• _Given problem_
Below is a listing; write it out exactly and drop any images from it.

• _Data segment_
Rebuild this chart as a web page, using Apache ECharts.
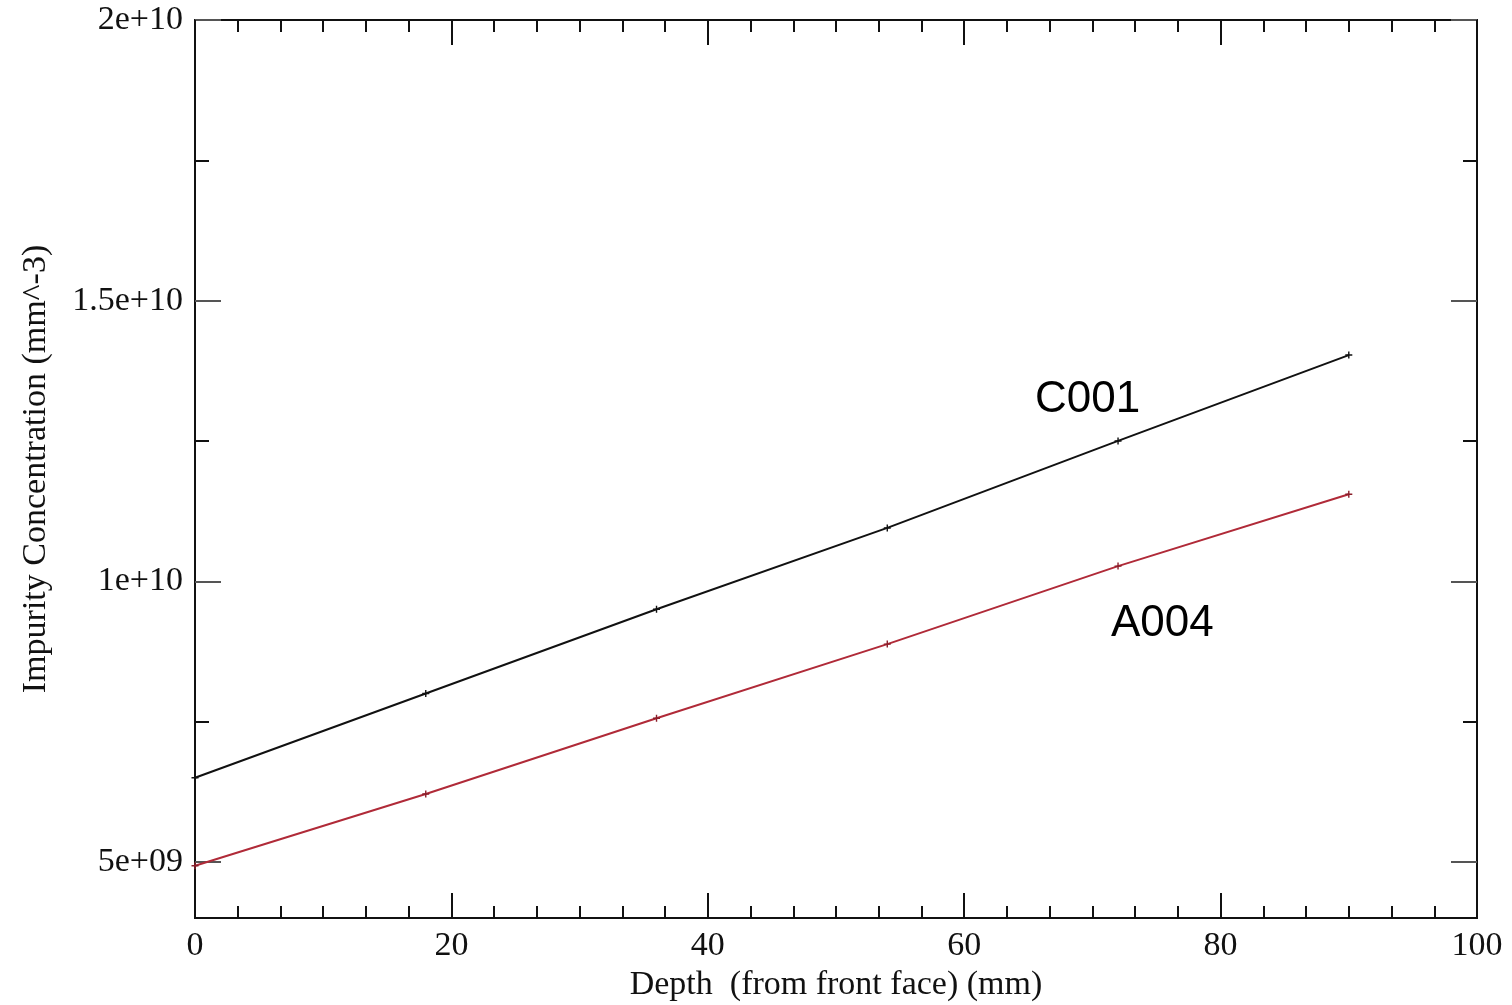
<!DOCTYPE html>
<html>
<head>
<meta charset="utf-8">
<title>Impurity Concentration vs Depth</title>
<script src="https://cdn.jsdelivr.net/npm/echarts@6/dist/echarts.min.js"></script>
<style>
  html, body { margin: 0; padding: 0; background: #ffffff; }
  #chart { width: 1512px; height: 1005px; }
</style>
</head>
<body>
<div id="chart"></div>
<script>
// Depth along the crystal (mm) where the concentration was evaluated
const depths = [0, 18, 36, 54, 72, 90];

// Impurity concentration (mm^-3) per crystal
const c001Values = [6.50e9, 8.00e9, 9.50e9, 10.95e9, 12.50e9, 14.03e9];
const a004Values = [4.93e9, 6.21e9, 7.56e9, 8.88e9, 10.27e9, 11.55e9];

// Y axis ticks: labelled majors and unlabelled half-steps
const yMajorTicks = [5e9, 1e10, 1.5e10, 2e10];
const yMajorLabels = ['5e+09', '1e+10', '1.5e+10', '2e+10'];
const yMinorTicks = [7.5e9, 1.25e10, 1.75e10];

const SERIF = '"Liberation Serif", "Times New Roman", serif';
const SANS = '"Liberation Sans", Arial, sans-serif';
const INK = '#111111';
const FONT_SIZE = 34;

const chart = echarts.init(document.getElementById('chart'), null, { renderer: 'canvas' });

function toPairs(xs, ys) {
  return xs.map((x, i) => [x, ys[i]]);
}

const plusSymbol = 'path://M-0.6,-3 h1.2 v2.4 h2.4 v1.2 h-2.4 v2.4 h-1.2 v-2.4 h-2.4 v-1.2 h2.4 z';

const frameLine = { show: true, lineStyle: { color: INK, width: 2 } };

function xAxisDef(position, withLabels) {
  return {
    type: 'value',
    position: position,
    min: 0,
    max: 100,
    interval: 20,
    axisLine: frameLine,
    axisTick: { show: true, inside: true, length: 25, lineStyle: { color: INK, width: 2 } },
    minorTick: { show: true, splitNumber: 6, length: 12, lineStyle: { color: INK, width: 2 } },
    axisLabel: {
      show: withLabels,
      margin: 11,
      color: INK,
      fontFamily: SERIF,
      fontSize: FONT_SIZE
    },
    splitLine: { show: false },
    minorSplitLine: { show: false },
    name: withLabels ? 'Depth  (from front face) (mm)' : '',
    nameLocation: 'middle',
    nameGap: 50,
    nameTextStyle: { color: INK, fontFamily: SERIF, fontSize: FONT_SIZE }
  };
}

function yAxisDef(position, ticks, tickLen, tickColor, withLabels) {
  const axis = {
    type: 'value',
    position: position,
    min: 4e9,
    max: 2e10,
    axisLine: frameLine,
    axisTick: {
      show: true,
      inside: true,
      length: tickLen,
      customValues: ticks,
      lineStyle: { color: tickColor, width: 2 }
    },
    axisLabel: {
      show: withLabels,
      margin: 12,
      color: INK,
      fontFamily: SERIF,
      fontSize: FONT_SIZE,
      customValues: yMajorTicks,
      formatter: function (v) {
        const i = yMajorTicks.indexOf(v);
        return i >= 0 ? yMajorLabels[i] : '';
      }
    },
    splitLine: { show: false }
  };
  if (withLabels) {
    axis.name = 'Impurity Concentration (mm^-3)';
    axis.nameLocation = 'middle';
    axis.nameGap = 142;
    axis.nameTextStyle = { color: INK, fontFamily: SERIF, fontSize: FONT_SIZE };
  }
  return axis;
}

const option = {
  backgroundColor: '#ffffff',
  animation: false,
  grid: { left: 195, right: 35, top: 20, bottom: 87, outerBoundsMode: 'none', containLabel: false },
  xAxis: [
    xAxisDef('bottom', true),
    xAxisDef('top', false)
  ],
  yAxis: [
    yAxisDef('left', yMajorTicks, 26, '#555555', true),
    yAxisDef('left', yMinorTicks, 14, INK, false),
    yAxisDef('right', yMajorTicks, 26, '#555555', false),
    yAxisDef('right', yMinorTicks, 14, INK, false)
  ],
  series: [
    {
      name: 'C001',
      type: 'line',
      xAxisIndex: 0,
      yAxisIndex: 0,
      data: toPairs(depths, c001Values),
      symbol: plusSymbol,
      symbolSize: 7,
      itemStyle: { color: '#111111' },
      lineStyle: { color: '#111111', width: 2 }
    },
    {
      name: 'A004',
      type: 'line',
      xAxisIndex: 0,
      yAxisIndex: 0,
      data: toPairs(depths, a004Values),
      symbol: plusSymbol,
      symbolSize: 7,
      itemStyle: { color: '#8a1e2a' },
      lineStyle: { color: '#b02a38', width: 2 }
    }
  ],
  graphic: [
    {
      type: 'text',
      left: 1035,
      top: 378,
      style: { text: 'C001', fill: '#000000', font: '44px ' + SANS }
    },
    {
      type: 'text',
      left: 1111,
      top: 602,
      style: { text: 'A004', fill: '#000000', font: '44px ' + SANS }
    }
  ]
};

chart.setOption(option);
</script>
</body>
</html>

• _Exercise result_
Rebuild this chart as a web page, using Apache ECharts.
<!DOCTYPE html>
<html>
<head>
<meta charset="utf-8">
<title>Impurity Concentration vs Depth</title>
<script src="https://cdn.jsdelivr.net/npm/echarts@6/dist/echarts.min.js"></script>
<style>
  html, body { margin: 0; padding: 0; background: #ffffff; }
  #chart { width: 1512px; height: 1005px; }
</style>
</head>
<body>
<div id="chart"></div>
<script>
// Depth along the crystal (mm) where the concentration was evaluated
const depths = [0, 18, 36, 54, 72, 90];

// Impurity concentration (mm^-3) per crystal
const c001Values = [6.50e9, 8.00e9, 9.50e9, 10.95e9, 12.50e9, 14.03e9];
const a004Values = [4.93e9, 6.21e9, 7.56e9, 8.88e9, 10.27e9, 11.55e9];

// Y axis ticks: labelled majors and unlabelled half-steps
const yMajorTicks = [5e9, 1e10, 1.5e10, 2e10];
const yMajorLabels = ['5e+09', '1e+10', '1.5e+10', '2e+10'];
const yMinorTicks = [7.5e9, 1.25e10, 1.75e10];

const SERIF = '"Liberation Serif", "Times New Roman", serif';
const SANS = '"Liberation Sans", Arial, sans-serif';
const INK = '#111111';
const FONT_SIZE = 34;

const chart = echarts.init(document.getElementById('chart'), null, { renderer: 'canvas' });

function toPairs(xs, ys) {
  return xs.map((x, i) => [x, ys[i]]);
}

const plusSymbol = 'path://M-0.6,-3 h1.2 v2.4 h2.4 v1.2 h-2.4 v2.4 h-1.2 v-2.4 h-2.4 v-1.2 h2.4 z';

const frameLine = { show: true, lineStyle: { color: INK, width: 2 } };

function xAxisDef(position, withLabels) {
  return {
    type: 'value',
    position: position,
    min: 0,
    max: 100,
    interval: 20,
    axisLine: frameLine,
    axisTick: { show: true, inside: true, length: 25, lineStyle: { color: INK, width: 2 } },
    minorTick: { show: true, splitNumber: 6, length: 12, lineStyle: { color: INK, width: 2 } },
    axisLabel: {
      show: withLabels,
      margin: 11,
      color: INK,
      fontFamily: SERIF,
      fontSize: FONT_SIZE
    },
    splitLine: { show: false },
    minorSplitLine: { show: false },
    name: withLabels ? 'Depth  (from front face) (mm)' : '',
    nameLocation: 'middle',
    nameGap: 50,
    nameTextStyle: { color: INK, fontFamily: SERIF, fontSize: FONT_SIZE }
  };
}

function yAxisDef(position, ticks, tickLen, tickColor, withLabels) {
  const axis = {
    type: 'value',
    position: position,
    min: 4e9,
    max: 2e10,
    axisLine: frameLine,
    axisTick: {
      show: true,
      inside: true,
      length: tickLen,
      customValues: ticks,
      lineStyle: { color: tickColor, width: 2 }
    },
    axisLabel: {
      show: withLabels,
      margin: 12,
      color: INK,
      fontFamily: SERIF,
      fontSize: FONT_SIZE,
      customValues: yMajorTicks,
      formatter: function (v) {
        const i = yMajorTicks.indexOf(v);
        return i >= 0 ? yMajorLabels[i] : '';
      }
    },
    splitLine: { show: false }
  };
  if (withLabels) {
    axis.name = 'Impurity Concentration (mm^-3)';
    axis.nameLocation = 'middle';
    axis.nameGap = 142;
    axis.nameTextStyle = { color: INK, fontFamily: SERIF, fontSize: FONT_SIZE };
  }
  return axis;
}

const option = {
  backgroundColor: '#ffffff',
  animation: false,
  grid: { left: 195, right: 35, top: 20, bottom: 87, outerBoundsMode: 'none', containLabel: false },
  xAxis: [
    xAxisDef('bottom', true),
    xAxisDef('top', false)
  ],
  yAxis: [
    yAxisDef('left', yMajorTicks, 26, '#555555', true),
    yAxisDef('left', yMinorTicks, 14, INK, false),
    yAxisDef('right', yMajorTicks, 26, '#555555', false),
    yAxisDef('right', yMinorTicks, 14, INK, false)
  ],
  series: [
    {
      name: 'C001',
      type: 'line',
      xAxisIndex: 0,
      yAxisIndex: 0,
      data: toPairs(depths, c001Values),
      symbol: plusSymbol,
      symbolSize: 7,
      itemStyle: { color: '#111111' },
      lineStyle: { color: '#111111', width: 2 }
    },
    {
      name: 'A004',
      type: 'line',
      xAxisIndex: 0,
      yAxisIndex: 0,
      data: toPairs(depths, a004Values),
      symbol: plusSymbol,
      symbolSize: 7,
      itemStyle: { color: '#8a1e2a' },
      lineStyle: { color: '#b02a38', width: 2 }
    }
  ],
  graphic: [
    {
      type: 'text',
      left: 1035,
      top: 378,
      style: { text: 'C001', fill: '#000000', font: '44px ' + SANS }
    },
    {
      type: 'text',
      left: 1111,
      top: 602,
      style: { text: 'A004', fill: '#000000', font: '44px ' + SANS }
    }
  ]
};

chart.setOption(option);
</script>
</body>
</html>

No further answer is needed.